Acts 8 tells the story of an Ethiopian official who was sitting in his chariot, trying to make sense of Scripture and perhaps find the hope contained within. Philip the evangelist approached him and asked, “Do you understand what you are reading?”
The Ethiopian’s reply should strike a chord in the heart of every follower of Christ: “How can I, unless someone guides me?” (Acts 8:31)
Many young people today can empathize with the Ethiopian. They’ve been told that abundant hope is available to them, but they don’t know how to access it. They need someone to help them recognize it, understand it, and apply it to their lives.
The Acts narrative makes it clear that God sent Philip to guide the Ethiopian in his search for hope and truth. If you’d like to play the role of Philip in the lives of young people, here are a few ideas to consider.
Proverbs 22:6 says, “Train up a child in the way he should go, and when he is old he will not depart from it.” Many young people have no one to offer such training. Are you willing to step into that void and take responsibility for a young person? You don’t need to be a parent—or even have experience in working with kids—in order to be an effective mentor. All you need is a heart for making a difference in someone’s life. Your investment of time, attention, and concern will yield hope in the life of a young person.

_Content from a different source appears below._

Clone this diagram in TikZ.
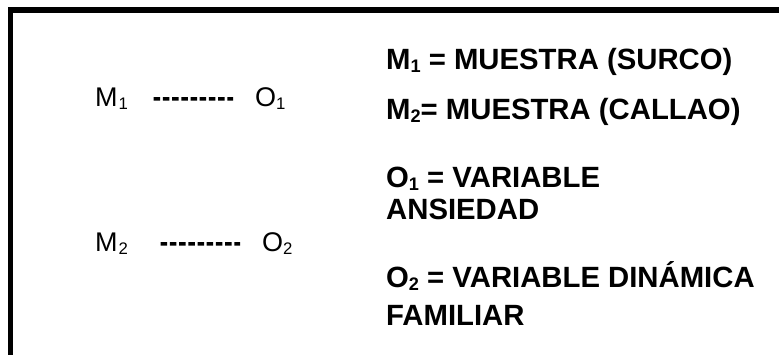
\documentclass[tikz,border=0pt]{standalone}
\usepackage{fontspec}
\setmainfont{Liberation Sans}
\usepackage{tikz}
\usetikzlibrary{positioning}

% small lowered index, as in M1, O2
\newcommand{\lowidx}[1]{\raisebox{-0.09em}{\scalebox{0.62}{#1}}}

\begin{document}
\begin{tikzpicture}
      [x=1pt,y=-1pt,line cap=butt,line join=miter,
       sample/.style={inner sep=0pt,anchor=base west,font=\fontsize{27}{30}\selectfont},
       legend/.style={inner sep=0pt,anchor=base west,font=\fontsize{29.3}{34}\selectfont\bfseries},
       dashline/.style={line width=3.4pt,dash pattern=on 6.5pt off 2.7pt},
       frame/.style={line width=5.5pt}]%main layer

\useasboundingbox (0,0) rectangle (779,355);

%open frame, top and left side only
  \draw[frame] (10.5,355) -- (10.5,10) -- (779,10);

%samples and observations
  \node[sample] (m1) at (95,107) {M\kern1pt\lowidx{1}};
  \node[sample] (o1) at (255,107) {O\lowidx{1}};
  \node[sample] (m2) at (95,252) {M\kern1pt\lowidx{2}};
  \node[sample] (o2) at (262,252) {O\lowidx{2}};

  \draw[dashline,shorten <=25.5pt,shorten >=22pt] (m1.east) -- (o1.west);
  \draw[dashline,shorten <=32.5pt,shorten >=22pt] (m2.east) -- (o2.west);

%legend
  \node[legend] (l1) at (386,70) {M\lowidx{1} = MUESTRA (SURCO)};
  \node[legend] (l2) at (386,120) {M\lowidx{2}= MUESTRA (CALLAO)};
  \node[legend] (l3) at (386,188) {O\lowidx{1} = VARIABLE};
  \node[legend] (l4) at (386,220) {ANSIEDAD};
  \node[legend] (l5) at (386,288) {O\lowidx{2} = VARIABLE DINÁMICA};
  \node[legend] (l6) at (386,326) {FAMILIAR};

\end{tikzpicture}
\end{document}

In his short letter to the church in Philippi, the Apostle Paul uses the words joy or rejoice more than a dozen times—and he scatters references to peace throughout.
“Rejoice in the Lord always. Again I will say, rejoice!” (Philippians 4:4)
“Be anxious for nothing, but in everything by prayer and supplication, with thanksgiving, let your requests be made known to God; and the peace of God, which surpasses all understanding, will guard your hearts and minds through Christ Jesus” (Philippians 4:6-7).
“Finally, brethren, whatever things are true, whatever things are noble, whatever things are just, whatever things are pure, whatever things are lovely, whatever things are of good report, if there is any virtue and if there is anything praiseworthy—meditate on these things. The things which you learned and received and heard and saw in me, these do, and the God of peace will be with you” (Philippians 4:8-9).
If you spend enough time in the book, you’ll find that Paul’s joy is contagious. And where there’s joy, there’s hope.
The Book of Philippians figures prominently here, too. Too many young people have artificial limitations and low expectations thrust upon them. They’re led to believe that their potential is determined by their economic status, the functionality of their family, the area in which they grew up, their athletic ability, their standardized test scores, and other artificial measures.
Circumstances may limit the vision of some young people. In Philippians 1:3-6, Paul makes it clear that our future is in the hands of a loving God who has big plans for us.
I thank my God upon every remembrance of you, always in every prayer of mine making request for you all with joy, for your fellowship in the gospel from the first day until now, being confident of this very thing, that He who has begun a good work in you will complete it until the day of Jesus Christ.
That’s the message of hope young people need to hear.